■ Saved data entries:
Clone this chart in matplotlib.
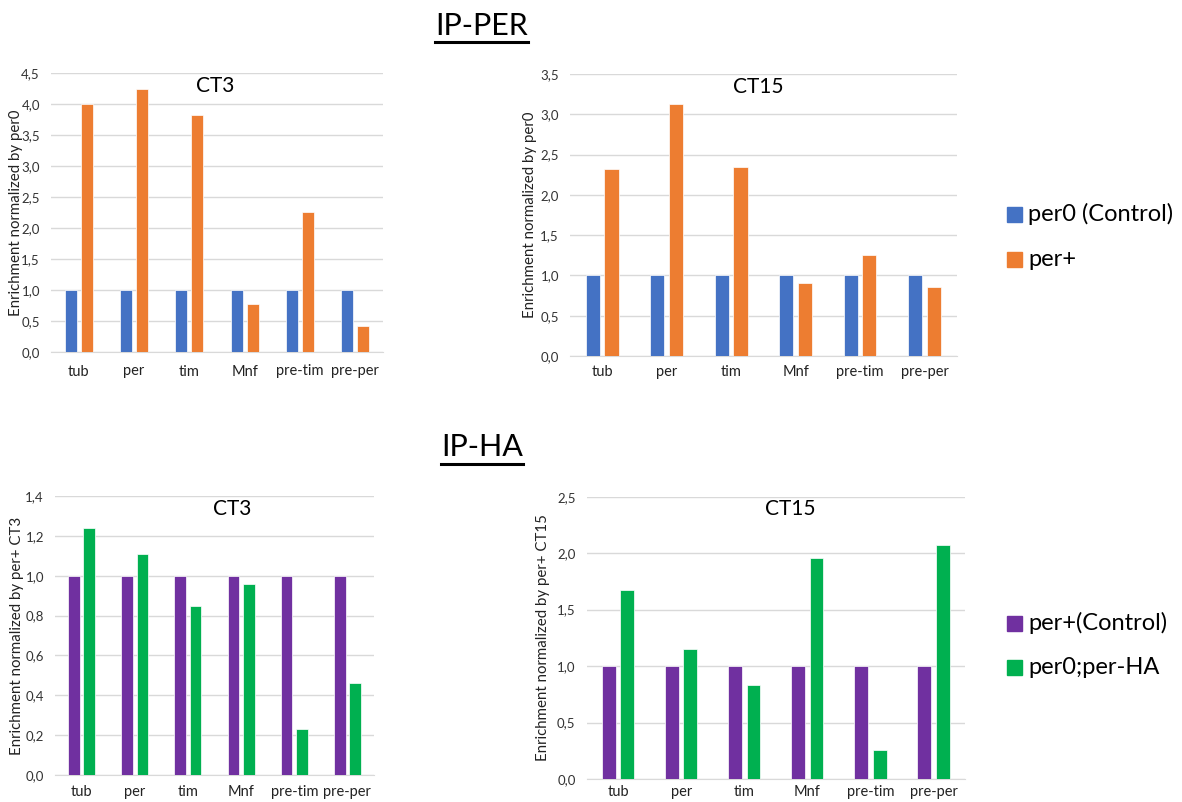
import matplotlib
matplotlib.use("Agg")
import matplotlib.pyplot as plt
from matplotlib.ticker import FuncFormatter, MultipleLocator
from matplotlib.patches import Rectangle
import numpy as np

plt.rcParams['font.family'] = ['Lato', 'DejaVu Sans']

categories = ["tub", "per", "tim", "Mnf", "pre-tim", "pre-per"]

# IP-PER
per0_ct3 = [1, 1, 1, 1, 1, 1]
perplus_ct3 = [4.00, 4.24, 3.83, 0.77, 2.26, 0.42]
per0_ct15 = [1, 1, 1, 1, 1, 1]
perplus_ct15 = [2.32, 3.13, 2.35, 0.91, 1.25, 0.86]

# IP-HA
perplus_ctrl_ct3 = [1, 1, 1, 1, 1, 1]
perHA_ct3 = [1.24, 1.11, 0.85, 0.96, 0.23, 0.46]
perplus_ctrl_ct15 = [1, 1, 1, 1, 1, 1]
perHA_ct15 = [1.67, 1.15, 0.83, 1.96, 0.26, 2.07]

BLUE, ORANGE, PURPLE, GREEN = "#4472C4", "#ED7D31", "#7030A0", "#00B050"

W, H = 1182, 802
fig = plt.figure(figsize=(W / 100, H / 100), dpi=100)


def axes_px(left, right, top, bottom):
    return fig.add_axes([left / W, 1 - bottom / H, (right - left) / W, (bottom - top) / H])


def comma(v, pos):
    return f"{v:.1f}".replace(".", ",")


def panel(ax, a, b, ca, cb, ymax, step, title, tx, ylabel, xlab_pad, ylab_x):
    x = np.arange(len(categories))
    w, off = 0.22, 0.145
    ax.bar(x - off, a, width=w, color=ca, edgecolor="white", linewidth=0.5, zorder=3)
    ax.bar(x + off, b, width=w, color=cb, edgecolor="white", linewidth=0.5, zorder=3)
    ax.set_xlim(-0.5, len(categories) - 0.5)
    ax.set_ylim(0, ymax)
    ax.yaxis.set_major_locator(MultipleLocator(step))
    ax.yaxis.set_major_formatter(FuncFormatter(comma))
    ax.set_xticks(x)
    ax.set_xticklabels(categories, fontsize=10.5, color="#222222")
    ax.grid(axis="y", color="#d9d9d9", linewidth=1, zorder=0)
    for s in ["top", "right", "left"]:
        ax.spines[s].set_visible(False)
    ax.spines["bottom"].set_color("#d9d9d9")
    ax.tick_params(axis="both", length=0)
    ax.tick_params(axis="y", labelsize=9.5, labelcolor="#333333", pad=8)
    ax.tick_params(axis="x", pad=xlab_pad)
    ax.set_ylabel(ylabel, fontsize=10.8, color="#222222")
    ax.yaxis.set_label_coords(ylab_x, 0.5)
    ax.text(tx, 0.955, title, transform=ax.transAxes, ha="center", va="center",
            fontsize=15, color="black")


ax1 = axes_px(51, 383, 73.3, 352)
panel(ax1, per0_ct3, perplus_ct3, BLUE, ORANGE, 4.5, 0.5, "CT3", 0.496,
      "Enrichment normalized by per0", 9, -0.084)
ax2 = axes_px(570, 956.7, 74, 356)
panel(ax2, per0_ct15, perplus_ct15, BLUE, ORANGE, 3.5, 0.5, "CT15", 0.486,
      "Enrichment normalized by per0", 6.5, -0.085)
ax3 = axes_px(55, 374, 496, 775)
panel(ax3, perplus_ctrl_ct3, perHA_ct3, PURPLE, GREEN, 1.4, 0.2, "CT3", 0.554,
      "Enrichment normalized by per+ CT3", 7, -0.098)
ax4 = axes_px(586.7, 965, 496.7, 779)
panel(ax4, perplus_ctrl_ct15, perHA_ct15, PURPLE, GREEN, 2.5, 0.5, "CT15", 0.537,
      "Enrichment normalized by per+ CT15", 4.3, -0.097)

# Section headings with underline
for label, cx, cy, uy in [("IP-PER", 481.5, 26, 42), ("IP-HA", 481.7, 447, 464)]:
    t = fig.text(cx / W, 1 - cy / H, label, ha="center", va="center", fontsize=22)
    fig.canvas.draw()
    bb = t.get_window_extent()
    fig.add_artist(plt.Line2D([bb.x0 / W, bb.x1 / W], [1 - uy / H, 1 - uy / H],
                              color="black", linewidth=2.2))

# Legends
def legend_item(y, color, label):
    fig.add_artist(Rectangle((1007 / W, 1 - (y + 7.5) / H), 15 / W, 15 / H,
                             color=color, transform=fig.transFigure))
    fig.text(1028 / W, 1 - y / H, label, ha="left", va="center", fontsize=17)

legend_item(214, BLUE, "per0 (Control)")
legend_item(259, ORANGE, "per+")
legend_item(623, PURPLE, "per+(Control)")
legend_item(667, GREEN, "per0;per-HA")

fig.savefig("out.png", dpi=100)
--
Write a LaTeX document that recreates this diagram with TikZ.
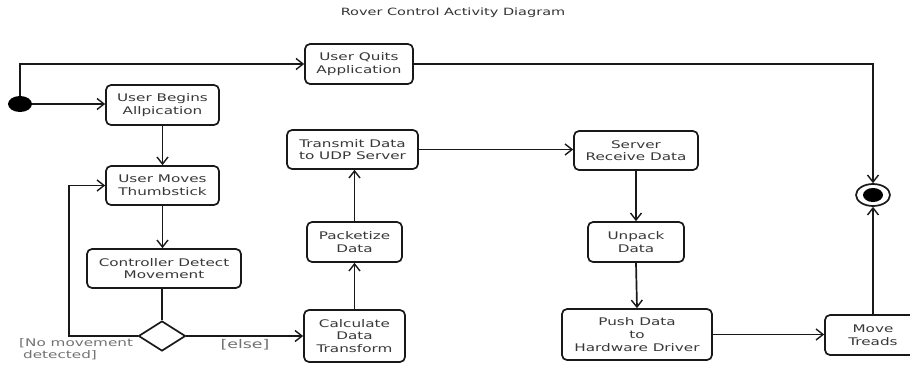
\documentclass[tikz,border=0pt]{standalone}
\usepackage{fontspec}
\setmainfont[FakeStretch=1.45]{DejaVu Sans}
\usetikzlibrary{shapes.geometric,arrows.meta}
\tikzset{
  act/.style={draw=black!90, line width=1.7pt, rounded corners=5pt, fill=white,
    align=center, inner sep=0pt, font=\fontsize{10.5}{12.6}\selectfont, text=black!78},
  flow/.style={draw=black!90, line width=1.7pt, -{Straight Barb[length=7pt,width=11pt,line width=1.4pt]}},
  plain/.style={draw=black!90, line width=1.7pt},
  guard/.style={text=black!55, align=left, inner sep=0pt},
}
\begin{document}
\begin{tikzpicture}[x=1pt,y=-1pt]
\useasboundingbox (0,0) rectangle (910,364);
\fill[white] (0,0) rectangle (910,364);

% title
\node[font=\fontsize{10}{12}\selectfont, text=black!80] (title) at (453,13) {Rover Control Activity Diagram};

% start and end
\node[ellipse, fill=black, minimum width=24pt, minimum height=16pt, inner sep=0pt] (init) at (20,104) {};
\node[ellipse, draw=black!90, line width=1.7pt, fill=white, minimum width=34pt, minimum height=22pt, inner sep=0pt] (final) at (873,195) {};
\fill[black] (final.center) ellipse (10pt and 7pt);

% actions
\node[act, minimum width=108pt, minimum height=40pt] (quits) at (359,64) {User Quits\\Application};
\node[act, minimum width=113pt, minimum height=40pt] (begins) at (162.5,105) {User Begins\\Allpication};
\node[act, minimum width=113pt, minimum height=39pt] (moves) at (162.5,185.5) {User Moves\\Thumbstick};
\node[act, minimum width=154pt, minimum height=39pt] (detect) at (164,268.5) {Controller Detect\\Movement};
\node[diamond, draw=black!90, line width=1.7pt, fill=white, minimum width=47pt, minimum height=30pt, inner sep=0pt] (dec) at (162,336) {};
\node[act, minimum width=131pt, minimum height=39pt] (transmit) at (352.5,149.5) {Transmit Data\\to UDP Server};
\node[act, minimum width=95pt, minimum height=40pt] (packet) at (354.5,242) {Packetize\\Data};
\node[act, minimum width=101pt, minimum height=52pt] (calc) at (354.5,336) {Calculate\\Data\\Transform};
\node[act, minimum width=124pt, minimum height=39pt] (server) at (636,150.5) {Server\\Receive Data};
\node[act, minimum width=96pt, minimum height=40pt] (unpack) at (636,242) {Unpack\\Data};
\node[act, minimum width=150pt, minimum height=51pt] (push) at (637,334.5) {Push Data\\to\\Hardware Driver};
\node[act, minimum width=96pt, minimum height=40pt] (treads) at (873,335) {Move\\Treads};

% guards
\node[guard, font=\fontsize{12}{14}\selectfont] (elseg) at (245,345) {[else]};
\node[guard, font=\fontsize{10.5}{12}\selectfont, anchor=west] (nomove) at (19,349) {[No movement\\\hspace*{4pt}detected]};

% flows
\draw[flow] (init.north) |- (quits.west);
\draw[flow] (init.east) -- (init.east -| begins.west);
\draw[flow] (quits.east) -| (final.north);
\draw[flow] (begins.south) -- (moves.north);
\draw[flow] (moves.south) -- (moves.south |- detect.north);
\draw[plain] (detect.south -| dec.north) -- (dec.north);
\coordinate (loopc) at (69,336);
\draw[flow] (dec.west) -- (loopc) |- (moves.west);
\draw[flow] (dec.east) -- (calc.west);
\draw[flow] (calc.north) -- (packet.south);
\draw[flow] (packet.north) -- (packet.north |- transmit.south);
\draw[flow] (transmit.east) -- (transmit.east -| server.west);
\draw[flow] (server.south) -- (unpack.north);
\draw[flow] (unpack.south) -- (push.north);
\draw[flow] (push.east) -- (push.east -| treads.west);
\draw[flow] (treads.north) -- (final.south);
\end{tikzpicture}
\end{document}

■ SET EXERCISE:
Starting at the line with "Write a LaTeX" and ending at the line with "(10pt and 7pt);", copy each line exactly, both ends included. Do not copy the pictures.

■ RESULT FOR THIS TASK:
Write a LaTeX document that recreates this diagram with TikZ.
\documentclass[tikz,border=0pt]{standalone}
\usepackage{fontspec}
\setmainfont[FakeStretch=1.45]{DejaVu Sans}
\usetikzlibrary{shapes.geometric,arrows.meta}
\tikzset{
  act/.style={draw=black!90, line width=1.7pt, rounded corners=5pt, fill=white,
    align=center, inner sep=0pt, font=\fontsize{10.5}{12.6}\selectfont, text=black!78},
  flow/.style={draw=black!90, line width=1.7pt, -{Straight Barb[length=7pt,width=11pt,line width=1.4pt]}},
  plain/.style={draw=black!90, line width=1.7pt},
  guard/.style={text=black!55, align=left, inner sep=0pt},
}
\begin{document}
\begin{tikzpicture}[x=1pt,y=-1pt]
\useasboundingbox (0,0) rectangle (910,364);
\fill[white] (0,0) rectangle (910,364);

% title
\node[font=\fontsize{10}{12}\selectfont, text=black!80] (title) at (453,13) {Rover Control Activity Diagram};

% start and end
\node[ellipse, fill=black, minimum width=24pt, minimum height=16pt, inner sep=0pt] (init) at (20,104) {};
\node[ellipse, draw=black!90, line width=1.7pt, fill=white, minimum width=34pt, minimum height=22pt, inner sep=0pt] (final) at (873,195) {};
\fill[black] (final.center) ellipse (10pt and 7pt);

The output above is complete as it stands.